(Required task) Identify all lines in the listing that include the word "image", and copy them out.

(Provided entries)
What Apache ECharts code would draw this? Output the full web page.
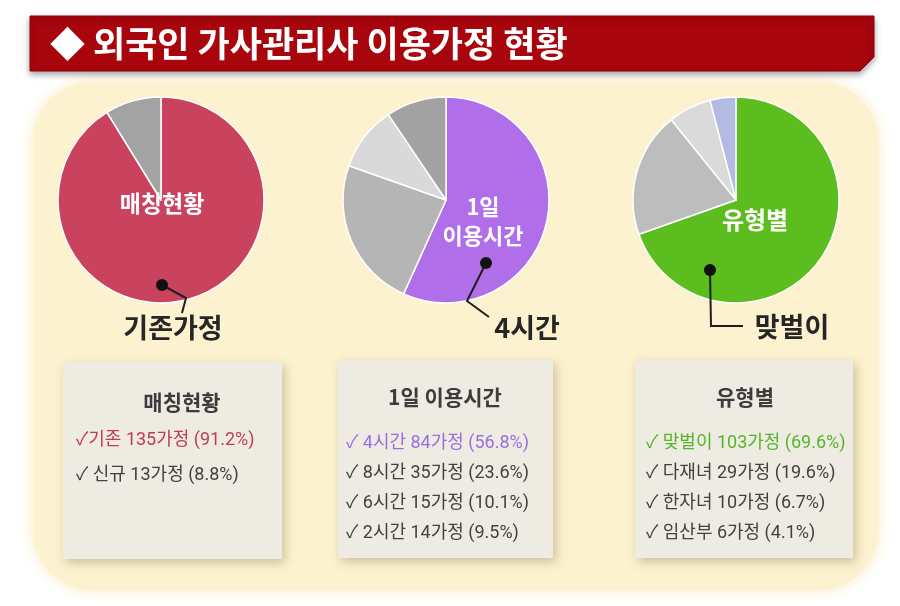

==

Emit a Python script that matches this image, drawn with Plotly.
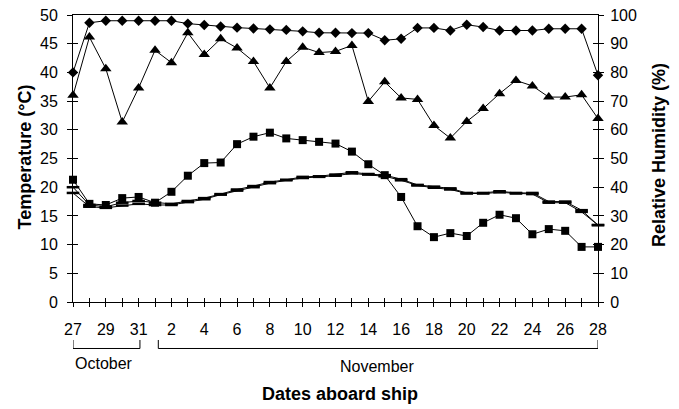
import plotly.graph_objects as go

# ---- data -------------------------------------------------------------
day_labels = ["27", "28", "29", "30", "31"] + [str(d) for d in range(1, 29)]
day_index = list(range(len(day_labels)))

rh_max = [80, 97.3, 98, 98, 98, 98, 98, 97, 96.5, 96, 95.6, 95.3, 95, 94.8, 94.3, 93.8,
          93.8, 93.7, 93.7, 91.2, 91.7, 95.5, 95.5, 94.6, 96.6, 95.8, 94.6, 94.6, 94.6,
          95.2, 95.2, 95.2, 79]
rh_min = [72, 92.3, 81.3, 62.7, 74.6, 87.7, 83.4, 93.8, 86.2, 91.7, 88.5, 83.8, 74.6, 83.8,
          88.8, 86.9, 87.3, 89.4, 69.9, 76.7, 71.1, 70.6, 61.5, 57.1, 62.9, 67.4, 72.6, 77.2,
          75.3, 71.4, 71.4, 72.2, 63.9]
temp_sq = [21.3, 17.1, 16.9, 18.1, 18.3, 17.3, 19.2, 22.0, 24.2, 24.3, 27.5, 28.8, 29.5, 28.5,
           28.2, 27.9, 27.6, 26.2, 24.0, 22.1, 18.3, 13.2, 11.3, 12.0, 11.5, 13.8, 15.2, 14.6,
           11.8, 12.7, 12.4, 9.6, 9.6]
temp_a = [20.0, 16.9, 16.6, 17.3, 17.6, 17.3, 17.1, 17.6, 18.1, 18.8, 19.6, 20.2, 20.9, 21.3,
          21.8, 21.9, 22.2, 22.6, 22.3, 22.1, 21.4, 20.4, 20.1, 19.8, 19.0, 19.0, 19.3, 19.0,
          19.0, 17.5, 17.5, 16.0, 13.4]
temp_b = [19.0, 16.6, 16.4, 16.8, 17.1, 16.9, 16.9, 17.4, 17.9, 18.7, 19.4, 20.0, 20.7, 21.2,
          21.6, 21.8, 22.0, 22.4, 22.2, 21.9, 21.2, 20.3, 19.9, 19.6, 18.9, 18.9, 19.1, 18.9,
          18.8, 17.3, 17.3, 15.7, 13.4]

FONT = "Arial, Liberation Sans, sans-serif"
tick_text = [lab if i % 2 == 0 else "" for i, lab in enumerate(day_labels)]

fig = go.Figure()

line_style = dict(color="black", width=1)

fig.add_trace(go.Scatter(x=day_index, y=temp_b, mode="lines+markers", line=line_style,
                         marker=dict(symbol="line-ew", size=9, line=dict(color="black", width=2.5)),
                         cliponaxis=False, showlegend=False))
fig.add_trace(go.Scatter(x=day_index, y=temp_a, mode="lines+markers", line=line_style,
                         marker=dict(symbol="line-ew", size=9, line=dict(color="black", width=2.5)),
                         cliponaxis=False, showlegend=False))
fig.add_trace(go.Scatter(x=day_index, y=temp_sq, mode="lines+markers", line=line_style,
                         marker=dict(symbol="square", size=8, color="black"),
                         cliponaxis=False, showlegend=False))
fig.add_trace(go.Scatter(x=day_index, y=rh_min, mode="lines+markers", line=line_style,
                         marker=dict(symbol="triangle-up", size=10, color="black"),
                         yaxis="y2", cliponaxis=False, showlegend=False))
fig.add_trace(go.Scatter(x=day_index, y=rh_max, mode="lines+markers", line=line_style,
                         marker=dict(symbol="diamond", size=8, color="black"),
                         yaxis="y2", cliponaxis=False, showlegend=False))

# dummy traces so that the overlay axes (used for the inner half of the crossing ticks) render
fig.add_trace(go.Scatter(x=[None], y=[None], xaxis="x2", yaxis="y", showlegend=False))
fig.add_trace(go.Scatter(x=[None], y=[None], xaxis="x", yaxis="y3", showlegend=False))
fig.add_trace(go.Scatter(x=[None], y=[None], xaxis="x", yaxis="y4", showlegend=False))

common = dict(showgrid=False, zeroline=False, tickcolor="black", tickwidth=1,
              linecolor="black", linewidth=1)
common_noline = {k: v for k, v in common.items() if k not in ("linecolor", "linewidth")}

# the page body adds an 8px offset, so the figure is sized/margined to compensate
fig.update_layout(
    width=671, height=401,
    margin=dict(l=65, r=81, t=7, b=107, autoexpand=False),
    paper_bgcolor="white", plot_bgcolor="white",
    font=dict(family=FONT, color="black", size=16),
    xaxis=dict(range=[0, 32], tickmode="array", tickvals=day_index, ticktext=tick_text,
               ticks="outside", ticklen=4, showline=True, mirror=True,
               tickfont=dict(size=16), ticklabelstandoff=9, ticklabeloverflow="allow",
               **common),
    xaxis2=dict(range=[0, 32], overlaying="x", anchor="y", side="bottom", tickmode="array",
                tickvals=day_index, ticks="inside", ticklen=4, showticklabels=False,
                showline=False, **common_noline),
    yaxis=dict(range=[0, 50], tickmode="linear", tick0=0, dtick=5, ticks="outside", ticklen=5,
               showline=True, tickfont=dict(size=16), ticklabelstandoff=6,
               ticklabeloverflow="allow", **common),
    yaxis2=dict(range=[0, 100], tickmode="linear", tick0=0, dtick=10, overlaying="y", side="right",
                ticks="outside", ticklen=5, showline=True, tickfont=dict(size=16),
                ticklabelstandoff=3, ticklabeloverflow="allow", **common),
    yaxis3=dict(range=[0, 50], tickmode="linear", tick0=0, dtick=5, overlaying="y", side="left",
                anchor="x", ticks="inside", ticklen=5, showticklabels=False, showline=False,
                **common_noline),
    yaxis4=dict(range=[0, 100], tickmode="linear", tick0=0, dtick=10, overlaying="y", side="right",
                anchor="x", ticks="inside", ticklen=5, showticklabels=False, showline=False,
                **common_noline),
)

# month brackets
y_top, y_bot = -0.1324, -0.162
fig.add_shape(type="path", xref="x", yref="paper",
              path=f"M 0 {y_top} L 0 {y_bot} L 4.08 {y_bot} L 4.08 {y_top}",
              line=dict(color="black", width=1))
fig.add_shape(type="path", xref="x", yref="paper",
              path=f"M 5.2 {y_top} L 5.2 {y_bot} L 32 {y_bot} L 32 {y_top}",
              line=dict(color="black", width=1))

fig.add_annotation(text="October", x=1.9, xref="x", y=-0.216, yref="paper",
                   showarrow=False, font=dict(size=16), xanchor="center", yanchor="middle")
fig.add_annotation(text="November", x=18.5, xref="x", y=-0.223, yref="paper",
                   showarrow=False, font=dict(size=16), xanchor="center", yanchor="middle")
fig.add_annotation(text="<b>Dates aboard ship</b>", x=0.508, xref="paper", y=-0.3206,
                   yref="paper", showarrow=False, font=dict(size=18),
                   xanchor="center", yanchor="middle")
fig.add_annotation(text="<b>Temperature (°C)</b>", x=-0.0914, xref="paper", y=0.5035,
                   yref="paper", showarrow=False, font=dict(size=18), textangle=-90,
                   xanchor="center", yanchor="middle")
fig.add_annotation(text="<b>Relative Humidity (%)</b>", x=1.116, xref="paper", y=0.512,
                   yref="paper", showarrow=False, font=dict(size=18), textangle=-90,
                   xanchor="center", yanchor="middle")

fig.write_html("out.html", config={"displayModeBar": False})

---

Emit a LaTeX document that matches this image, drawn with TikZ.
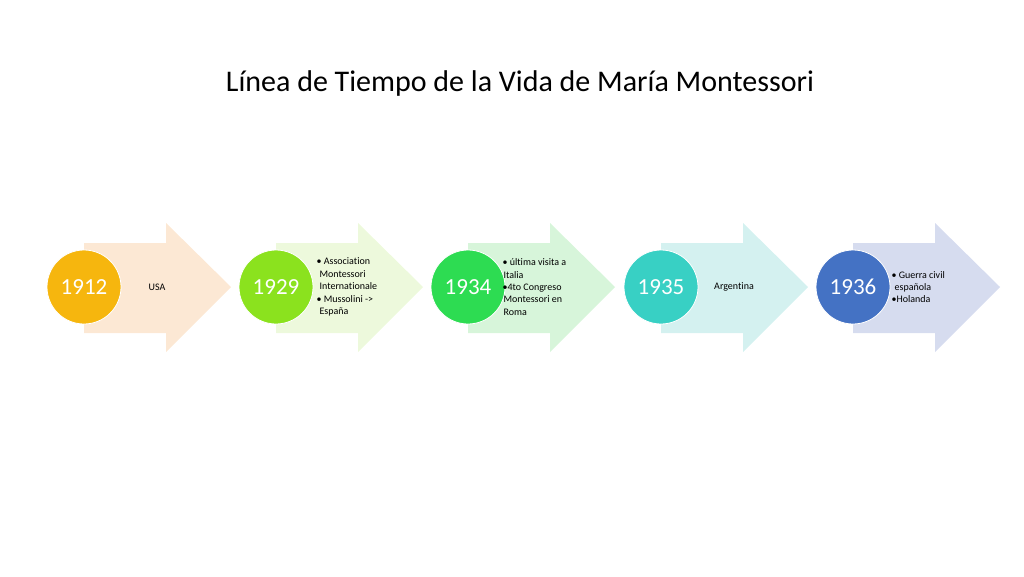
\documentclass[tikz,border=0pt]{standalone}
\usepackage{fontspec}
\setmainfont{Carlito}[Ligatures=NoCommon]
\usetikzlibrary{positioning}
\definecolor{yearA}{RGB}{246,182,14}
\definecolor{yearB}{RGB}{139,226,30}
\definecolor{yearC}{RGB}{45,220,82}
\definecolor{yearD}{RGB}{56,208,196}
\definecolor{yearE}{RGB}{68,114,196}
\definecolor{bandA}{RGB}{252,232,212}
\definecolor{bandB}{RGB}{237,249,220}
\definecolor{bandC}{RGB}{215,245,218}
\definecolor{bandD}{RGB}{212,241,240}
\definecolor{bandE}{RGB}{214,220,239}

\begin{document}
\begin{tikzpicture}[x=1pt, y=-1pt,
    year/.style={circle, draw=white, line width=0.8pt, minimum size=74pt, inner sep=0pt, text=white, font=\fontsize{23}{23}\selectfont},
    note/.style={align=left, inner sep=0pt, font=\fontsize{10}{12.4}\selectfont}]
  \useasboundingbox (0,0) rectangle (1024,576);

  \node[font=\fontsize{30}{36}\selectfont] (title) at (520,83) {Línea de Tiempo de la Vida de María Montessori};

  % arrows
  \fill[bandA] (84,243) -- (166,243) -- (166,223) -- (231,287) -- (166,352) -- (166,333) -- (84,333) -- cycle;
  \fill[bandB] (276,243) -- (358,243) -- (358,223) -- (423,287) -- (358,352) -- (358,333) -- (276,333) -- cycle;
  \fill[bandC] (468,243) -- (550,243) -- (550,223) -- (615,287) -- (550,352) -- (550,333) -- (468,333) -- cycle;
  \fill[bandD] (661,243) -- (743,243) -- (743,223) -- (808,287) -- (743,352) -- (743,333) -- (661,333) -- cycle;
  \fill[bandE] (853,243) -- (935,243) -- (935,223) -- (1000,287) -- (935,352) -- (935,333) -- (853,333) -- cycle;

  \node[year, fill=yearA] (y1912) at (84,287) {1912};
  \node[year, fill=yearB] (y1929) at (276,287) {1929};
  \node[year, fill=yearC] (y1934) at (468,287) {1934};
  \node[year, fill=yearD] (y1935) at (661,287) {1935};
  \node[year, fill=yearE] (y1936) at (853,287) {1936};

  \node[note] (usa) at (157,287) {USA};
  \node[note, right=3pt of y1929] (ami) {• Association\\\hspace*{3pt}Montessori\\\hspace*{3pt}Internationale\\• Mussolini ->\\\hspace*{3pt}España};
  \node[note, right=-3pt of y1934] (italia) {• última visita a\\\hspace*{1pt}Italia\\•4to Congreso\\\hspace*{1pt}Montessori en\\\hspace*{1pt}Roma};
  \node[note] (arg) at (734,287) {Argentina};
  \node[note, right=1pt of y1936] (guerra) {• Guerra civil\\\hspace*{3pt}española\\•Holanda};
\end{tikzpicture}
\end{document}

(Output for this task)
Emit a Python script that matches this image, drawn with Plotly.
Emit a LaTeX document that matches this image, drawn with TikZ.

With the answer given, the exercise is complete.